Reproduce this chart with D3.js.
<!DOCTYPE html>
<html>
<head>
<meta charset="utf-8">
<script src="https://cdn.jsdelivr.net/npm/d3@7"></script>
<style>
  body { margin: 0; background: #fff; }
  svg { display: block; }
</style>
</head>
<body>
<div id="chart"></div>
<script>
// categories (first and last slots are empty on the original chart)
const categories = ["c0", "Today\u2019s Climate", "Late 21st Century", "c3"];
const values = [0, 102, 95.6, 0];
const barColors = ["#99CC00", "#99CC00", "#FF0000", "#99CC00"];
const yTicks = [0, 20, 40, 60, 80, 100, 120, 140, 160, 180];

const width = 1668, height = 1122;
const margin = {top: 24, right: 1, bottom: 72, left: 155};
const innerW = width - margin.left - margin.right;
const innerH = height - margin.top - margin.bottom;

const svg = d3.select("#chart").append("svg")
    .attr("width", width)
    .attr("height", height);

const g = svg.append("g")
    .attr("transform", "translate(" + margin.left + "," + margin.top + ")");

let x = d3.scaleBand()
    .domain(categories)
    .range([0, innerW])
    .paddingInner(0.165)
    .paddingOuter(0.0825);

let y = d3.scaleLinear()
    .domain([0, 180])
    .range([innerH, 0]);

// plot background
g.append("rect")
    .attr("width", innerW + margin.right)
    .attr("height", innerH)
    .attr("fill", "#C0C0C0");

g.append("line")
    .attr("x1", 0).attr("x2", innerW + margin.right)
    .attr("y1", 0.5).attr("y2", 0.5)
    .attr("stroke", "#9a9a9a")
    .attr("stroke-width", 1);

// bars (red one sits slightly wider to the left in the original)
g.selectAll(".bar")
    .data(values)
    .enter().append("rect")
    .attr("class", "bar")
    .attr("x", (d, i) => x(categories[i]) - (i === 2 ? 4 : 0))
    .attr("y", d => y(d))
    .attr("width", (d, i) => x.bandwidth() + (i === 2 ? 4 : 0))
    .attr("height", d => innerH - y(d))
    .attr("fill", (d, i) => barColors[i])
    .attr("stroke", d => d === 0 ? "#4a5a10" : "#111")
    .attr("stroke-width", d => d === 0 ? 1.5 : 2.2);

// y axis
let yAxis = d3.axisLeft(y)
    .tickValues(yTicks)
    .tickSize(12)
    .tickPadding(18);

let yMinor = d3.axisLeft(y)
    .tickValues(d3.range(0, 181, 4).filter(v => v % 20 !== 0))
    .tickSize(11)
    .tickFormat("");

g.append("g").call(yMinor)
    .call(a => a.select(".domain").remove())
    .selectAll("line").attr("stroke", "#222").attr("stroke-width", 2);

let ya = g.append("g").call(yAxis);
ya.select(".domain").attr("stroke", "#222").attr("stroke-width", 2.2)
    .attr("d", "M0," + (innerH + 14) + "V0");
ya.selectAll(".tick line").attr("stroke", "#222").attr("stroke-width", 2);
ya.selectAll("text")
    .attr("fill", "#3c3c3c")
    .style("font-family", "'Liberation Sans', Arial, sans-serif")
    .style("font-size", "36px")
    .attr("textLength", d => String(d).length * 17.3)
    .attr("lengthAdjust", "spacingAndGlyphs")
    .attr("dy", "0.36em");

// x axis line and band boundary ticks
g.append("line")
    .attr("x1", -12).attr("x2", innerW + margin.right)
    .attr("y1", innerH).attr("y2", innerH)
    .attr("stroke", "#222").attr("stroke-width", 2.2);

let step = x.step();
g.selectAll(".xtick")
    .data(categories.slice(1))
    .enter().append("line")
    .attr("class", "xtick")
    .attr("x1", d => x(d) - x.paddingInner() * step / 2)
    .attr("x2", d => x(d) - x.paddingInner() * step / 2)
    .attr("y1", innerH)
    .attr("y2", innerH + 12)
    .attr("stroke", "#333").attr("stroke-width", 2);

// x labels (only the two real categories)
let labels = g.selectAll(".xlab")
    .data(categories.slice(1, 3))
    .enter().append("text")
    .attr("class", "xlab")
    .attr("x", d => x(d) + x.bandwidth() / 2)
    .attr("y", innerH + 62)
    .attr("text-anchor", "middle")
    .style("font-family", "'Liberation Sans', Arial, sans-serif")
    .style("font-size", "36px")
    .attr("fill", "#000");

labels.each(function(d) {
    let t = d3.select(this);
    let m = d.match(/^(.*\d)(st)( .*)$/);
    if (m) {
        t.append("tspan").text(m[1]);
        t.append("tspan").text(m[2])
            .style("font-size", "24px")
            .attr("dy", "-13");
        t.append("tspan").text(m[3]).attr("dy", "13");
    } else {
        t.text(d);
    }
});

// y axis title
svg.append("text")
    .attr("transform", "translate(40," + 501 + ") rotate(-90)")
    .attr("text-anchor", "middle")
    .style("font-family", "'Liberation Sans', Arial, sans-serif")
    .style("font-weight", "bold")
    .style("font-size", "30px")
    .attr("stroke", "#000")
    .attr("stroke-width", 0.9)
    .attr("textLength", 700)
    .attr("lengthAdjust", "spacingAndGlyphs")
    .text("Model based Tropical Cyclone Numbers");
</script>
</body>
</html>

===

- [Exercise description]: Copy out every line of the data that includes "this".

- [Written response]:
Reproduce this chart with D3.js.
    let t = d3.select(this);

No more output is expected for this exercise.